Of the 115 patients confirmed to have COVID-19, only five were also found to have influenza. Three of these patients had influenza A while two had influenza B. All co-infected patients presented with fever, cough and shortness of breath. [J Med Virol 2020;doi:10.1002/jmv.25781]
Notably, nasal tampon and pharyngalgia occurred in three patients each, suggesting that these may be more specific symptoms that are indicative of such co-infections.
Laboratory results showed that in four patients, lymphocyte levels were reduced relative to the reference range, while concentrations of C-reactive protein (CRP) were elevated. Two patients each had heightened alanine aminotransferase (ALT), aspartate aminotransferase and procalcitonin levels. White blood cell counts, albumin and markers for coagulation function and renal function were all normal.
As pneumonia progressed, four of five co-infected patients showed lymphocyte counts lower than the reference range limit, while neutrophil counts exceeded the upper limit in two patients. At this phase of the disease, ALT was likewise altered in three patients, rising above the upper limit of reference. Albumin, in contrast, dropped to below the reference range in four patients.

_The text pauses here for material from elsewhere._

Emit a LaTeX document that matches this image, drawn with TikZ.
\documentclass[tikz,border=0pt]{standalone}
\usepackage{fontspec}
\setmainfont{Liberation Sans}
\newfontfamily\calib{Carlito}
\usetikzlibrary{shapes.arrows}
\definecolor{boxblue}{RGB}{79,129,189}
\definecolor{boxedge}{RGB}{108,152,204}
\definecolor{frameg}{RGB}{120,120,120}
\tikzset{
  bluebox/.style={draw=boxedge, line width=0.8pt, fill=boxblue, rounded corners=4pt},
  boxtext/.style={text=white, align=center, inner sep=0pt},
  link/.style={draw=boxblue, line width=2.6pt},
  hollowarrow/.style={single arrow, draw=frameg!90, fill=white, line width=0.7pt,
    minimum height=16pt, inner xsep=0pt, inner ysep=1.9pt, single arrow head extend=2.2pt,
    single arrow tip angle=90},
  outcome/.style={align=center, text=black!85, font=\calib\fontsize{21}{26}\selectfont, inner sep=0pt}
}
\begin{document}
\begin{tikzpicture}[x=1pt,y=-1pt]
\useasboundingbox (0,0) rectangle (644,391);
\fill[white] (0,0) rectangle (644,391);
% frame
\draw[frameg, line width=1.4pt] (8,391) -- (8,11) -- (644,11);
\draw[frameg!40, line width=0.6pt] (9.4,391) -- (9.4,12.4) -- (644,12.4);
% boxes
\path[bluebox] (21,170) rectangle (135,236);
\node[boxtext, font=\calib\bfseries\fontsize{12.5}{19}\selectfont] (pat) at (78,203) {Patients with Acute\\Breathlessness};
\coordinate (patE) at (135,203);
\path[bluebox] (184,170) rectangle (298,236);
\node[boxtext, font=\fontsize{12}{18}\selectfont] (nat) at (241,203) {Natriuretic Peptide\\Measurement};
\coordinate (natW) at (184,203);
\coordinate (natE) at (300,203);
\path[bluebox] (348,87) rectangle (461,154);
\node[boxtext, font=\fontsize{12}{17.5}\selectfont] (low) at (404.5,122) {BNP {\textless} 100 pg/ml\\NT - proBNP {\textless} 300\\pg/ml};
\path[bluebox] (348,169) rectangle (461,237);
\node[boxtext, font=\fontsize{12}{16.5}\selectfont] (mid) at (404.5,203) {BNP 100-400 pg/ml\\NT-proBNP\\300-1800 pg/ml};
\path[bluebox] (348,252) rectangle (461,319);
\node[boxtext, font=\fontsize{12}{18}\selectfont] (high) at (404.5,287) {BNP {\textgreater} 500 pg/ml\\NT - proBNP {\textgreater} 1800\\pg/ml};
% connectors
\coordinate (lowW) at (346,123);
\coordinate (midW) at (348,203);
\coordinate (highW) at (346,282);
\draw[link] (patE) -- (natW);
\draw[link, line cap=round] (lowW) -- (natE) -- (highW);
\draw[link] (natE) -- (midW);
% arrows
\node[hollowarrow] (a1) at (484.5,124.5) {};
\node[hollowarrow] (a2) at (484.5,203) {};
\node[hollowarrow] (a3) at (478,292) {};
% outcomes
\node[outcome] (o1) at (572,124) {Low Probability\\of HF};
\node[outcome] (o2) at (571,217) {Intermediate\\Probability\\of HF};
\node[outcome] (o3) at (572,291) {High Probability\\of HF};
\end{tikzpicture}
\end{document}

The inflammatory marker CRP was elevated all throughout the disease course. Renal function remained normal as the pneumonia progressed.
Complications also arose during progression. One patient developed acute respiratory distress syndrome, which resolved gradually through noninvasive assisted ventilation. Three patients, on the other hand, showed abnormalities in liver function without evidence of jaundice; two patients had episodes of diarrhoea during treatment.
All patients underwent antiviral therapy, including treatment with oseltamivir, supplemented with oxygen inhalation and antibiotic agents. Three required glucocorticoid intervention, and one received transient haemostatic medication.
There were no admissions to the intensive care, and all five patients with co-infections were discharged to their homes without death.
“It is critical to pay attention to the potential co-infection with other respiratory viruses for the COVID-19 infection patients, which effectively helps to prevent the aggravation of disease progression and even the death for patients,” the researchers said.
“We cannot ignore [the fact that] COVID-19 infection might combine with other respiratory viruses, not just influenza virus, to make sure that we could provide the best and the most comprehensive treatment to the patients,” they added.